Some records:
----

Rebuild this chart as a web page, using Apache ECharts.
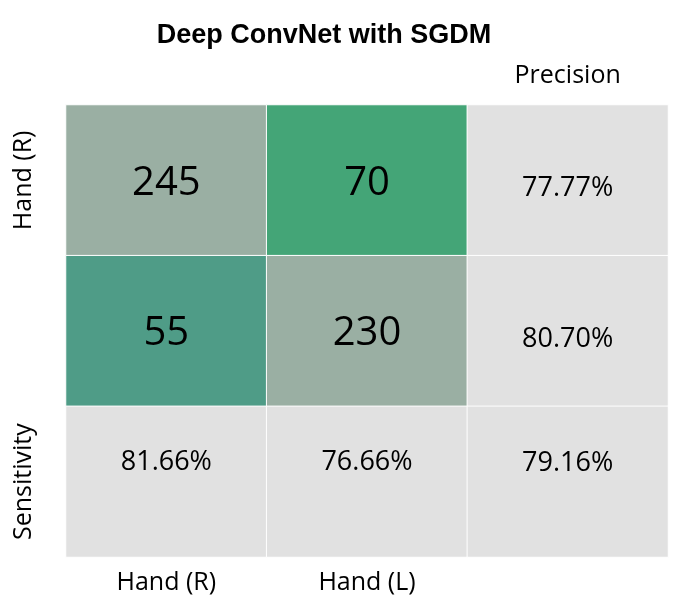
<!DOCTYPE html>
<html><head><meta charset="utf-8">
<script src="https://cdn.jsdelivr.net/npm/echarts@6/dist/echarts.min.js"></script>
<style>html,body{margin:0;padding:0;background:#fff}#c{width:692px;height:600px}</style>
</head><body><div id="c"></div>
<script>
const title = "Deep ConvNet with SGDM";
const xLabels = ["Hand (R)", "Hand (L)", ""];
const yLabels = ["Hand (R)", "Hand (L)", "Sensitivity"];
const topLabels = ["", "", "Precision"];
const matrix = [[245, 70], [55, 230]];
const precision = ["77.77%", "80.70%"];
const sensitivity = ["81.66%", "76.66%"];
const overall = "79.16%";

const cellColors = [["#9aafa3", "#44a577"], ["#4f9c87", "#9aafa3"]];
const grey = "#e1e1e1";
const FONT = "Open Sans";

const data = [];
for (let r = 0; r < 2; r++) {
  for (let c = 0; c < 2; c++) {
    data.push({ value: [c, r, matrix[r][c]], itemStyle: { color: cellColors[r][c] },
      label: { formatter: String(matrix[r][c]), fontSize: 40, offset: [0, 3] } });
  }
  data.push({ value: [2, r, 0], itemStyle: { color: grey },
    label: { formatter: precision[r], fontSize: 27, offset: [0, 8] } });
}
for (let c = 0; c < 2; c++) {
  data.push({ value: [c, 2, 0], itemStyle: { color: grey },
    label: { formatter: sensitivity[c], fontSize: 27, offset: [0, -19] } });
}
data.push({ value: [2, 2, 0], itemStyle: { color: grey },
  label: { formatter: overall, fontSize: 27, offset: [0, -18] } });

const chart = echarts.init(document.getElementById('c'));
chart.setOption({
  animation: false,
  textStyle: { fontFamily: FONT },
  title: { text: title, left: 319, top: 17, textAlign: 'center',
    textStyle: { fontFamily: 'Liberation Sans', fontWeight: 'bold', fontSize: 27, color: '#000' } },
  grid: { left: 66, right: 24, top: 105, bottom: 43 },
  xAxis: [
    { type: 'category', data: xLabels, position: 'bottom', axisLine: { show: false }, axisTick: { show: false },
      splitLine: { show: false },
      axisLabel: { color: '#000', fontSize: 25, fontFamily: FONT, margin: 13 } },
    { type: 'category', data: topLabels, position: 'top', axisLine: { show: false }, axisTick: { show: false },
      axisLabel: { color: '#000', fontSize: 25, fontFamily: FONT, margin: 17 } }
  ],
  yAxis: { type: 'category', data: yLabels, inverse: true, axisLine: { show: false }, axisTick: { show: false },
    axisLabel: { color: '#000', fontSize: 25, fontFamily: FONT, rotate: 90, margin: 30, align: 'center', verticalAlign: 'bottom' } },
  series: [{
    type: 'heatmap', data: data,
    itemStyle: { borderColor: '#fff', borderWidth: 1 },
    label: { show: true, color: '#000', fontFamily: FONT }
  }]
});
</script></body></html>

----

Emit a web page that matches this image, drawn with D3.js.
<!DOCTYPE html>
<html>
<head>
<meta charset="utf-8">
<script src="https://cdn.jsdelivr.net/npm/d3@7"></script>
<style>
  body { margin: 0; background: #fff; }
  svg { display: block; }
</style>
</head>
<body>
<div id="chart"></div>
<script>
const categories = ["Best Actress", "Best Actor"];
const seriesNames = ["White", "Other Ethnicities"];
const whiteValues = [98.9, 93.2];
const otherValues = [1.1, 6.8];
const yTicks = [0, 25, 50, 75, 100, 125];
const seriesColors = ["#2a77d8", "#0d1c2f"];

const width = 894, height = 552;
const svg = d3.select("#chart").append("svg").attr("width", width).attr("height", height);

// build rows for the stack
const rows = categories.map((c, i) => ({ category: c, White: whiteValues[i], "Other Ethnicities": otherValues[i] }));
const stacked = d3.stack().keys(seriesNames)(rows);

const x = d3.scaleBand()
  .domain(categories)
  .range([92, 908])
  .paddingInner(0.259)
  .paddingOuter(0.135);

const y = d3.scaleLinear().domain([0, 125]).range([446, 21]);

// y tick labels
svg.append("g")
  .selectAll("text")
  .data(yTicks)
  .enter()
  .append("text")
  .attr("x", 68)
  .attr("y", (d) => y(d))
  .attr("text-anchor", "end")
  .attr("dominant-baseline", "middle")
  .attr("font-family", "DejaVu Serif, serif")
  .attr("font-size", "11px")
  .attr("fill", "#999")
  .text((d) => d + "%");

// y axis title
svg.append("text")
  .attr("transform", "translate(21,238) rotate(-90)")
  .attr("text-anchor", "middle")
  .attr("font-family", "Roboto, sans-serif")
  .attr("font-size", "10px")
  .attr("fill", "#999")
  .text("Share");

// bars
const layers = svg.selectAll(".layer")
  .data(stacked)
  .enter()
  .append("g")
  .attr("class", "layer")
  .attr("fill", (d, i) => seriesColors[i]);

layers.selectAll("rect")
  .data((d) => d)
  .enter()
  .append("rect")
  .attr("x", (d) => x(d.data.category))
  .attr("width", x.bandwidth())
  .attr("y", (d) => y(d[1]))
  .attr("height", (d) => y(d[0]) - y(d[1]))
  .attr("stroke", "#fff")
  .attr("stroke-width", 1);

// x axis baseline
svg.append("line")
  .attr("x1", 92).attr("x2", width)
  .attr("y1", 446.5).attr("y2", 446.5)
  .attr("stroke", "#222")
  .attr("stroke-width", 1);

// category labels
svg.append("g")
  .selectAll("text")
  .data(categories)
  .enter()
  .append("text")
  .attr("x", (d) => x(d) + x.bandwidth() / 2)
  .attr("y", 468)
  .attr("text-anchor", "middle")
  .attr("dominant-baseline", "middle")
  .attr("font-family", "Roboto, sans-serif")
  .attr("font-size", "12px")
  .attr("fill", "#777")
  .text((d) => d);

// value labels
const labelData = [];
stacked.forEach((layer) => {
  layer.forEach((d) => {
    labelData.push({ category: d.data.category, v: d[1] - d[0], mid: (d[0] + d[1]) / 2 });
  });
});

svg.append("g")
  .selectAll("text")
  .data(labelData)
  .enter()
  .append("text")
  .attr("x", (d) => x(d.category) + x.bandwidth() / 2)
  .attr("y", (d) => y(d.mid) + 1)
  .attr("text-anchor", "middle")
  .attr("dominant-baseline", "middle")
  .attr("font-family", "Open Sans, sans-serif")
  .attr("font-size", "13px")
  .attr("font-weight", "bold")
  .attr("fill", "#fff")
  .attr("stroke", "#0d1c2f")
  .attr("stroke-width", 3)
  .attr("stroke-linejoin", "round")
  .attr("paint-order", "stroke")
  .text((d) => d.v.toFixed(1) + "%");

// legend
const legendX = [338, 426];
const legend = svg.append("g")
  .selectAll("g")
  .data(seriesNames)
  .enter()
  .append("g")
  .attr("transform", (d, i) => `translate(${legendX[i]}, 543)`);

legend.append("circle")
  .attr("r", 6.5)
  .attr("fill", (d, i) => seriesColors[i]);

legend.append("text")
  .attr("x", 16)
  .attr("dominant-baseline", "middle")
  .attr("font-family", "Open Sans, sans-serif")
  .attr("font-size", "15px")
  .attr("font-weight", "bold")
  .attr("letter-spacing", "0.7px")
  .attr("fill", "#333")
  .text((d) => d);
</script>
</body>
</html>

----

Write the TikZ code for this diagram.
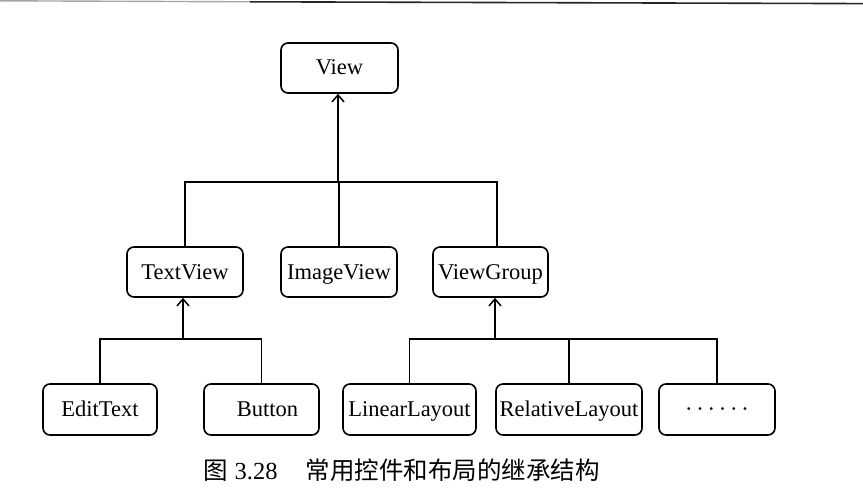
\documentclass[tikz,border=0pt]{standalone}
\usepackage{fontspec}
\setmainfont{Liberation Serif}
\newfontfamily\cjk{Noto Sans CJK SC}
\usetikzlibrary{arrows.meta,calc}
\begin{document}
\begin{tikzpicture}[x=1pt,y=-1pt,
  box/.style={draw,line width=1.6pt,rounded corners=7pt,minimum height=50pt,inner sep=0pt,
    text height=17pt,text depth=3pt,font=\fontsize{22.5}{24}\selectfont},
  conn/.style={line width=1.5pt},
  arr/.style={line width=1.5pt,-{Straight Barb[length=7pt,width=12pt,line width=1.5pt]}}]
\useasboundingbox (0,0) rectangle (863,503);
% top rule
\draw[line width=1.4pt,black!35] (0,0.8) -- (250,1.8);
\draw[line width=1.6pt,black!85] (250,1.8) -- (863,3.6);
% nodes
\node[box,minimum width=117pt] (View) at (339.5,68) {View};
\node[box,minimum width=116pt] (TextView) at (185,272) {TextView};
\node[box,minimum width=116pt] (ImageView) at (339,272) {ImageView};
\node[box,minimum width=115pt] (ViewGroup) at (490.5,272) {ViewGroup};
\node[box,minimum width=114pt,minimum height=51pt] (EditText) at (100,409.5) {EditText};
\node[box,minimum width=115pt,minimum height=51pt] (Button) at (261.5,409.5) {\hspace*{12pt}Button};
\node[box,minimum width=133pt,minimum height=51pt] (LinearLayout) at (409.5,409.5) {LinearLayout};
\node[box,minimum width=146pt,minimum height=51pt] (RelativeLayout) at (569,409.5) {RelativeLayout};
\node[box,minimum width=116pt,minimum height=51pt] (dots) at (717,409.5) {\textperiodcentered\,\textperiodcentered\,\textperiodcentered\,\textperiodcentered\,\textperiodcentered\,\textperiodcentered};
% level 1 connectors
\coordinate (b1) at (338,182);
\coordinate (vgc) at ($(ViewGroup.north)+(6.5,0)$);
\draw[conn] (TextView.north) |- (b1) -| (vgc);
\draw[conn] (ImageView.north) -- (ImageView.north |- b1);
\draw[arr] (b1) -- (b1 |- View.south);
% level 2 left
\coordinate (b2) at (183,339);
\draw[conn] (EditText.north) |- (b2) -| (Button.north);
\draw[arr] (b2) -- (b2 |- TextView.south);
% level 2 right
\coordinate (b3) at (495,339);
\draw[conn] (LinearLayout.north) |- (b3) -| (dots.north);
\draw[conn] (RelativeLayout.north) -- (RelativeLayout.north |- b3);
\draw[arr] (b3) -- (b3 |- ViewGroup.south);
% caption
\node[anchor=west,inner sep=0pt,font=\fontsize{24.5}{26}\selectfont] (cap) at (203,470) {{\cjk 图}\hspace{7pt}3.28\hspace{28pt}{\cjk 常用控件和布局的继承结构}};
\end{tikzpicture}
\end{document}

----

**Required work**
Leave the pictures aside and restate exactly the lines from the one containing "Rebuild this chart" to the one containing "offset: [0, -18]", those two lines included.

**Solution to this exercise**
Rebuild this chart as a web page, using Apache ECharts.
<!DOCTYPE html>
<html><head><meta charset="utf-8">
<script src="https://cdn.jsdelivr.net/npm/echarts@6/dist/echarts.min.js"></script>
<style>html,body{margin:0;padding:0;background:#fff}#c{width:692px;height:600px}</style>
</head><body><div id="c"></div>
<script>
const title = "Deep ConvNet with SGDM";
const xLabels = ["Hand (R)", "Hand (L)", ""];
const yLabels = ["Hand (R)", "Hand (L)", "Sensitivity"];
const topLabels = ["", "", "Precision"];
const matrix = [[245, 70], [55, 230]];
const precision = ["77.77%", "80.70%"];
const sensitivity = ["81.66%", "76.66%"];
const overall = "79.16%";

const cellColors = [["#9aafa3", "#44a577"], ["#4f9c87", "#9aafa3"]];
const grey = "#e1e1e1";
const FONT = "Open Sans";

const data = [];
for (let r = 0; r < 2; r++) {
  for (let c = 0; c < 2; c++) {
    data.push({ value: [c, r, matrix[r][c]], itemStyle: { color: cellColors[r][c] },
      label: { formatter: String(matrix[r][c]), fontSize: 40, offset: [0, 3] } });
  }
  data.push({ value: [2, r, 0], itemStyle: { color: grey },
    label: { formatter: precision[r], fontSize: 27, offset: [0, 8] } });
}
for (let c = 0; c < 2; c++) {
  data.push({ value: [c, 2, 0], itemStyle: { color: grey },
    label: { formatter: sensitivity[c], fontSize: 27, offset: [0, -19] } });
}
data.push({ value: [2, 2, 0], itemStyle: { color: grey },
  label: { formatter: overall, fontSize: 27, offset: [0, -18] } });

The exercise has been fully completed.